1/20/17
i'm thankful band practice was nice last night. i'm thankful that we're really starting to find a sound and i'm thankful that we made a decision that helped define it further. i'm thankful for the clarity and power of my new amp. i'm thankful for standing while playing instead of just sitting. i'm thankful for "everything hits at once" by spoon, which is very simple but a workout for muscles within my forearm. i'm thankful that i left at 11, even though everyone wanted to hang out more, because i need to go to sleep at a decent hour to be able to get up and write these notes to you. i'm thankful that it wasn't raining very hard when i walked home. i'm thankful to cross the street to avoid impassable puddles and then cross back again. i'm thankful for streetlights, since walking at night can be so hard and dangerous without them. i'm thankful that d left the light in the backyard on for me when i got home, which helped me avoid stepping into a huge puddle.

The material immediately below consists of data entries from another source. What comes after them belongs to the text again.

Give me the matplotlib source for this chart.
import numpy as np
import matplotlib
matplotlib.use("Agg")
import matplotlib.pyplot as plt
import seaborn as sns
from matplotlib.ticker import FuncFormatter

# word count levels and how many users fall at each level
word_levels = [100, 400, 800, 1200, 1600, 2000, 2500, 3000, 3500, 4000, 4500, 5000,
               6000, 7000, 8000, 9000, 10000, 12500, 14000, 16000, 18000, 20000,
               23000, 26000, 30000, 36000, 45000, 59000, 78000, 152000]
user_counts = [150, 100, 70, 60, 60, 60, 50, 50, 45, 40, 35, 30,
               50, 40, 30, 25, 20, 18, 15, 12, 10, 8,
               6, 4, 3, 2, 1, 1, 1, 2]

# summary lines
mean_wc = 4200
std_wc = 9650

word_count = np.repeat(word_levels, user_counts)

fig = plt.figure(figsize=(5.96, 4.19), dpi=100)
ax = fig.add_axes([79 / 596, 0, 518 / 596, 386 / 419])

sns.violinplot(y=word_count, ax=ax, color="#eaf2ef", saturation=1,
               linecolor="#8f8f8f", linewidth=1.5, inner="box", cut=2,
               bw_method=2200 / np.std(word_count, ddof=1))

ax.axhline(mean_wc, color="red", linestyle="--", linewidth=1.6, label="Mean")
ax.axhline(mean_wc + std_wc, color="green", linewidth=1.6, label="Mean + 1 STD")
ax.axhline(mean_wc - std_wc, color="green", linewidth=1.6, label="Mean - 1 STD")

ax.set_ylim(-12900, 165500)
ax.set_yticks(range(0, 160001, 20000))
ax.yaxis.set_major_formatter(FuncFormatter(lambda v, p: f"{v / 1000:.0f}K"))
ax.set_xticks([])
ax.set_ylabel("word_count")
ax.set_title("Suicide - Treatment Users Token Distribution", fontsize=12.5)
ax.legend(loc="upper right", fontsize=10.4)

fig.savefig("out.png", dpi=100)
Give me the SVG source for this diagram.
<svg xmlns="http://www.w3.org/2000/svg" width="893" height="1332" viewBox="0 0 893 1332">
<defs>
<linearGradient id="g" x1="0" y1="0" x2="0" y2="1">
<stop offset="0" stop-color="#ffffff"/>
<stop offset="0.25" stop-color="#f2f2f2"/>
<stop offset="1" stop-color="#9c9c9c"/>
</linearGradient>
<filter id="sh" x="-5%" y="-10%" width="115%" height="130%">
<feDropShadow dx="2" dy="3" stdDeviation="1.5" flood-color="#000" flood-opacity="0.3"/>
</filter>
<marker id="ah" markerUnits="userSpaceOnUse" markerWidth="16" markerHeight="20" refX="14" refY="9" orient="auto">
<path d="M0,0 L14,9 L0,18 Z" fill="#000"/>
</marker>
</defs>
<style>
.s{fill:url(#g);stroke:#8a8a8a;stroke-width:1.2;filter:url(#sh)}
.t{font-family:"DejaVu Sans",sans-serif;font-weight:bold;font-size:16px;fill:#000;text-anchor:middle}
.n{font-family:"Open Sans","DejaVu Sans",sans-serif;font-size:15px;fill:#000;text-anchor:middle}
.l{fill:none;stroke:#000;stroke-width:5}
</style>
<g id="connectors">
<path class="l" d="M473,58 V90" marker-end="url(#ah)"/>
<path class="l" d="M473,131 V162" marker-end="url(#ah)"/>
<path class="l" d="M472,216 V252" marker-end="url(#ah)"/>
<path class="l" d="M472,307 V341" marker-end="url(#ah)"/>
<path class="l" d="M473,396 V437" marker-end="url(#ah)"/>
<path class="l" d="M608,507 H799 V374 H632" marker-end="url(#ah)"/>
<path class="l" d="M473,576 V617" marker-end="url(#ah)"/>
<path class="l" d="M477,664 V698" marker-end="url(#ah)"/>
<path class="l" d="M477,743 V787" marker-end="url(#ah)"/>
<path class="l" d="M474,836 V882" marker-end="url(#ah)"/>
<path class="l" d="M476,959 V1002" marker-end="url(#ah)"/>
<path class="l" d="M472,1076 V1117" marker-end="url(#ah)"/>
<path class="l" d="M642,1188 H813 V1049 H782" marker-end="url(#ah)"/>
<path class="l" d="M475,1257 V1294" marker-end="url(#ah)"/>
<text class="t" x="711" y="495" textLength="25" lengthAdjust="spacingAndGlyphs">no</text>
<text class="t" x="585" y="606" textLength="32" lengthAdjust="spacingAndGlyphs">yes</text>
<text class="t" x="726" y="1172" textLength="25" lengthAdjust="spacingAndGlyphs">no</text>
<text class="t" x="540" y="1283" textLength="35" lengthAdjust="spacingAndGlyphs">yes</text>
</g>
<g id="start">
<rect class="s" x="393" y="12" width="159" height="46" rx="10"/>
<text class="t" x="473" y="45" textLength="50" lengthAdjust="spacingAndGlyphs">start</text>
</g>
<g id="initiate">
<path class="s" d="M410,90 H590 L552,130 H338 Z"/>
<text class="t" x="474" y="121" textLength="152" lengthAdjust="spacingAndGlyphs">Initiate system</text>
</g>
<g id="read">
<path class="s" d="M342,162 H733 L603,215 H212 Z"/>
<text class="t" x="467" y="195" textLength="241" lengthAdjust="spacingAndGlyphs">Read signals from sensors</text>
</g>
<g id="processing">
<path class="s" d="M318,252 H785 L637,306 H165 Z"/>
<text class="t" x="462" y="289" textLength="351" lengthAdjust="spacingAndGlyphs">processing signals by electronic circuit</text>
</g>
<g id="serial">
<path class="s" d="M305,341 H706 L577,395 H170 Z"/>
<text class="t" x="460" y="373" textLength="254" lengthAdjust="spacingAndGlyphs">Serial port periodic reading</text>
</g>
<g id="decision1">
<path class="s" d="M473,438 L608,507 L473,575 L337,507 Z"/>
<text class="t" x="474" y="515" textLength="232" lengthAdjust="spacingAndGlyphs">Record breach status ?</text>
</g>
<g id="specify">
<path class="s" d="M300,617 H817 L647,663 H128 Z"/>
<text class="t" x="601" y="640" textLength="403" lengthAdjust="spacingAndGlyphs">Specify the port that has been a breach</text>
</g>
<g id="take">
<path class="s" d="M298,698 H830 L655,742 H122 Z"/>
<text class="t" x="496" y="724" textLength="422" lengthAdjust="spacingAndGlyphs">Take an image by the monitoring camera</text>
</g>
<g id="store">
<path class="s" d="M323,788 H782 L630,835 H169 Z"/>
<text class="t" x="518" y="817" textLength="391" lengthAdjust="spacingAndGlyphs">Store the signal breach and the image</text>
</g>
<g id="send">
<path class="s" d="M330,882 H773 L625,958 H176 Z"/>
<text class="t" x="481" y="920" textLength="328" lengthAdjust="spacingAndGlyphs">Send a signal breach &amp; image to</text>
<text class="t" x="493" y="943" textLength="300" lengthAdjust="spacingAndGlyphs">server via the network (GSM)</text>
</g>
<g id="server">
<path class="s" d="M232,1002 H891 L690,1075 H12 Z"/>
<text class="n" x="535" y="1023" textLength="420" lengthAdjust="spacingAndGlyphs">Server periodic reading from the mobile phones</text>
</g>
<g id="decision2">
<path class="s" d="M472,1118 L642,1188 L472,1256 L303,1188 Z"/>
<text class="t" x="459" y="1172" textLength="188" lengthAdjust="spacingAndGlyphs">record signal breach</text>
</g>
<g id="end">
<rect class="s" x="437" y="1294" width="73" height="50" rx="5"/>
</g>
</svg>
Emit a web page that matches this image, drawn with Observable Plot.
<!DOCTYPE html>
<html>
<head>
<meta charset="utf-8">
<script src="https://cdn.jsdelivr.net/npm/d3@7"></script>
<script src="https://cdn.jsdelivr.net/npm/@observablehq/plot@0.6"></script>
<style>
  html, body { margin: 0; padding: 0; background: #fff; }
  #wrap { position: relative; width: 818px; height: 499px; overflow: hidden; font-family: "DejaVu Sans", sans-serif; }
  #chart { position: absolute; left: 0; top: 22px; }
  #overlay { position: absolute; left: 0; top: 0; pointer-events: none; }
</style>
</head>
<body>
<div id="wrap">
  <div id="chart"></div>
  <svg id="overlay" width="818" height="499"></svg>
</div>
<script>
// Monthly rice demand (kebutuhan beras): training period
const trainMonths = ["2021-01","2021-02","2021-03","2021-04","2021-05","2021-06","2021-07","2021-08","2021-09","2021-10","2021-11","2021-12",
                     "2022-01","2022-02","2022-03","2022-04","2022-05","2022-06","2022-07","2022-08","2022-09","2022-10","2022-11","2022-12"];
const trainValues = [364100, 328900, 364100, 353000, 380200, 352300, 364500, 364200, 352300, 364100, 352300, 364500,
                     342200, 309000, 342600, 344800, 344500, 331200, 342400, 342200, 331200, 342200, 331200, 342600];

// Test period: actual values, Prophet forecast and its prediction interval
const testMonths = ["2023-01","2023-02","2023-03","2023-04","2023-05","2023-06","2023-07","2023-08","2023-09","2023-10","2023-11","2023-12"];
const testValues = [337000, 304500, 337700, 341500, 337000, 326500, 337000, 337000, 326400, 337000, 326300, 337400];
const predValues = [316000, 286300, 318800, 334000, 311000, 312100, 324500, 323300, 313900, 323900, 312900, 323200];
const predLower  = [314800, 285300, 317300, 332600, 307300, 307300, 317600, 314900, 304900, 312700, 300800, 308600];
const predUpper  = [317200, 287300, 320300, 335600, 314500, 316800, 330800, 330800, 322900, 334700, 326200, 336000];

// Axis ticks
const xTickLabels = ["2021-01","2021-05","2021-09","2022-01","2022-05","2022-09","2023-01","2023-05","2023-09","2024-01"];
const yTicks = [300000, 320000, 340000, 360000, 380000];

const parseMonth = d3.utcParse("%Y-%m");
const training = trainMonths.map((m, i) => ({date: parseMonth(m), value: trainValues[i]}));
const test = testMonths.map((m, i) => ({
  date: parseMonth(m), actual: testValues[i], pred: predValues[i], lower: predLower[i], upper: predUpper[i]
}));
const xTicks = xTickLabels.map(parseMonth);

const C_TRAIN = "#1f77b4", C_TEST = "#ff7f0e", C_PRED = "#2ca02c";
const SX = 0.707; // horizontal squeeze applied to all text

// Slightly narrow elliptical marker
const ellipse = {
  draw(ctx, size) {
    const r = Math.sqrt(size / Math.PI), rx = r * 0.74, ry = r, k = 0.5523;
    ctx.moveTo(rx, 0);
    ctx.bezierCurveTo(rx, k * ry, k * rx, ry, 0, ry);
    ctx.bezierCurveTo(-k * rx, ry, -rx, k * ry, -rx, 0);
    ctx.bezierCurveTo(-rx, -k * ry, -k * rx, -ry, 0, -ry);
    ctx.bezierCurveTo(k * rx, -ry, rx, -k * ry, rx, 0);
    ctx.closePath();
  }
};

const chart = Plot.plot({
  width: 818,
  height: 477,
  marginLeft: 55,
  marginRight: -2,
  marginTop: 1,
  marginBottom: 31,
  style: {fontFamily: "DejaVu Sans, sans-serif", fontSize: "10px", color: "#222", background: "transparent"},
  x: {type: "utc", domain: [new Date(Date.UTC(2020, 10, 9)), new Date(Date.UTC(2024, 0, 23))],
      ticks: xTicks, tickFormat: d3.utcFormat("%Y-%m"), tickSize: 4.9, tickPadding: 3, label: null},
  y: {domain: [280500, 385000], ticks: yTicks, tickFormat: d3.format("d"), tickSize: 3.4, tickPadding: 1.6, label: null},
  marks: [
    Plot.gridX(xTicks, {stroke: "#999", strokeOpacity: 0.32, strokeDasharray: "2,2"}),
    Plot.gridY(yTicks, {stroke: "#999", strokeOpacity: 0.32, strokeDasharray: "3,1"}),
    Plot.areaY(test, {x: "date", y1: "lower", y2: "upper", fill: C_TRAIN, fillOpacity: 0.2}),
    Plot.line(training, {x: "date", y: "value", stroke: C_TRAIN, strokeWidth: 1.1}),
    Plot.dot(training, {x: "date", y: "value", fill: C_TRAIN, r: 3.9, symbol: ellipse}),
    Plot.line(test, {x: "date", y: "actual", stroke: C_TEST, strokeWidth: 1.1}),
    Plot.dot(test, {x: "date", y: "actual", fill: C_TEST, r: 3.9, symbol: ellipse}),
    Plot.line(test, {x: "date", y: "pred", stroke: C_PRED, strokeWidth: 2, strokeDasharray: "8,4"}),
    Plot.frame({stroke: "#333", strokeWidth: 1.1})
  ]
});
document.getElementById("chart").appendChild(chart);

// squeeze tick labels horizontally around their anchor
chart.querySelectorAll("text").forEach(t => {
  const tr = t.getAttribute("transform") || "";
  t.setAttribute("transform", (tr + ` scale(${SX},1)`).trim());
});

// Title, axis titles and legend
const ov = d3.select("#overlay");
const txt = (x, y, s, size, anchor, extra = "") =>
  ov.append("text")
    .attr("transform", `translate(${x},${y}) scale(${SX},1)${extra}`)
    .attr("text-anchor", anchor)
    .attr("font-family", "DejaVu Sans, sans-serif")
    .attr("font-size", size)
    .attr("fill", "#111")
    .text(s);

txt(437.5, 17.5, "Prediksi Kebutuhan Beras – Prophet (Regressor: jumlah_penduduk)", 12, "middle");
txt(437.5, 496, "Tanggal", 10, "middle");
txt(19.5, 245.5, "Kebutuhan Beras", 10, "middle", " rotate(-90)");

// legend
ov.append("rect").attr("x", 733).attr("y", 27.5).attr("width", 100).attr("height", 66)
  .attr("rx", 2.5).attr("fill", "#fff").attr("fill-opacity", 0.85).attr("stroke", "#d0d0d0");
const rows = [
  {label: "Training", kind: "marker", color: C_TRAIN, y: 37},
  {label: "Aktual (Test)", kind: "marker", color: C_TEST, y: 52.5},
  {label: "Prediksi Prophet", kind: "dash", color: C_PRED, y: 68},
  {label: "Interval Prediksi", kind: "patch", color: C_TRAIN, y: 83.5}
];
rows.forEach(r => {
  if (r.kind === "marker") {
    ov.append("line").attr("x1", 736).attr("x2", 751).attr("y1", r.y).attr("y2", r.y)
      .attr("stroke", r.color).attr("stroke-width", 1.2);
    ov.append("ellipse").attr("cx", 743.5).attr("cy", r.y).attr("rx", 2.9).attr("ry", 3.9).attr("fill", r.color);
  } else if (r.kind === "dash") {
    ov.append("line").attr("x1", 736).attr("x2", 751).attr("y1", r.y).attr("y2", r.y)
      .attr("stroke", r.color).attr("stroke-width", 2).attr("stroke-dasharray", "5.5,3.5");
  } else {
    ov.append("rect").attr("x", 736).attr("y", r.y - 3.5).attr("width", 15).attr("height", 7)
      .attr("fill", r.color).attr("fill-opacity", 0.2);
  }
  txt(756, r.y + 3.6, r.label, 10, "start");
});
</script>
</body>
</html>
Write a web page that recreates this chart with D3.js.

i'm thankful for this solfa video we watched yesterday evening of korean girls doing their mothers' makeup and the one this morning of them drawing a nude model. i'm thankful for the meitu app and the glorious distortions it creates. i'm thankful that after d made one, which made her eyes enormous, i thought about an acquaintance we know with large eyes and wondered aloud about whether d might be able to convince her to download the app. i'm thankful that d was like, "well, we can just get a picture from her instagram" and then did that so that i could see the effect. i'm thankful that in our exuberance, d sent another friend filtered versions of one of her pictures and then we thought about how creepy it would be as a stranger to randomly send people heavily filtered versions of their instagram selfies. i'm thankful that we are privately creepy but mostly not publicly.
i'm thankful for this posthumous metafilter roundup of the work of mark fischer, which i look forward to reading more of. i'm thankful for this snippet, from his work about the links between depression and economic insecurity, how "even when I was on a psychiatric ward, I felt I was not really depressed – I was only simulating the condition in order to avoid work, or in the infernally paradoxical logic of depression, I was simulating it in order to conceal the fact that I was not capable of working, and that there was no place at all for me in society." I'm thankful for the idea of depression as "the shadow side of entrepreneurial culture" and the concept of "the privatisation of stress":
"Depression is the shadow side of entrepreneurial culture, what happens when magical voluntarism confronts limited opportunities. As psychologist Oliver James put it in his book The Selfish Capitalist, "in the entrepreneurial fantasy society," we are taught "that only the affluent are winners and that access to the top is open to anyone willing to work hard enough, regardless of their familial, ethnic or social background – if you do not succeed, there is only one person to blame." It's high time that the blame was placed elsewhere. We need to reverse the privatisation of stress and recognise that mental health is a political issue."
"Depression is the shadow side of entrepreneurial culture, what happens when magical voluntarism confronts limited opportunities. As psychologist Oliver James put it in his book The Selfish Capitalist, "in the entrepreneurial fantasy society," we are taught "that only the affluent are winners and that access to the top is open to anyone willing to work hard enough, regardless of their familial, ethnic or social background – if you do not succeed, there is only one person to blame." It's high time that the blame was placed elsewhere. We need to reverse the privatisation of stress and recognise that mental health is a political issue."
i'm thankful for this psychology today article about martin luther king jr's experience with mental illness, which was linked in the most recent issue of liz galvao's tinyletter. i'm thankful in particular for this section:
"The deeper attitude behind King's philosophy was his view that we should be "creatively maladjusted." King was explicit in a sermon on this topic: "Everybody passionately seeks to be well-adjusted," he said. "...but there are some things in our world to which men of good will must be maladjusted....Human salvation lies in the hands of the creatively maladjusted." Psychiatrists and psychologists call "adjusted" the intention of fitting in, being accepted, "functioning" well. The average teenager is obsessed with being adjusted, but so are adults, more than we care to admit: the average corporate employee, the typical professor, intellectual, television pundit - they are all rewarded for being well-adjusted. But this kind of normal thinking, this conformism, is deadly to creativity. One never has a new idea; the past is the future; all problems become insoluble dilemmas.
King realized that to solve the problems of human life, especially the deepest problems—like racism, poverty, and war—we have to become, in a sense, abnormal. We have to stop going along; we have to stop accepting what everyone else believes. We have to become maladjusted if we are at all to become creative, and find that insoluble dilemmas often are the masks for other previously unrecognized problems with simple solutions."
i'm thankful for d's tinyletter about the young pope. i'm thankful for astronaut, this aggregator of snippets of youtube videos that have never been watched. i'm thankful for this interview with zadie smith. i'm thankful for olisa odele. i'm thankful for mira gonzalez's dog. i'm thankful for the reason i prefer cake over pie. i'm thankful to hope that "one day my programming will be calibrated correctly and all of my tweets will elicit this reaction from at least one user."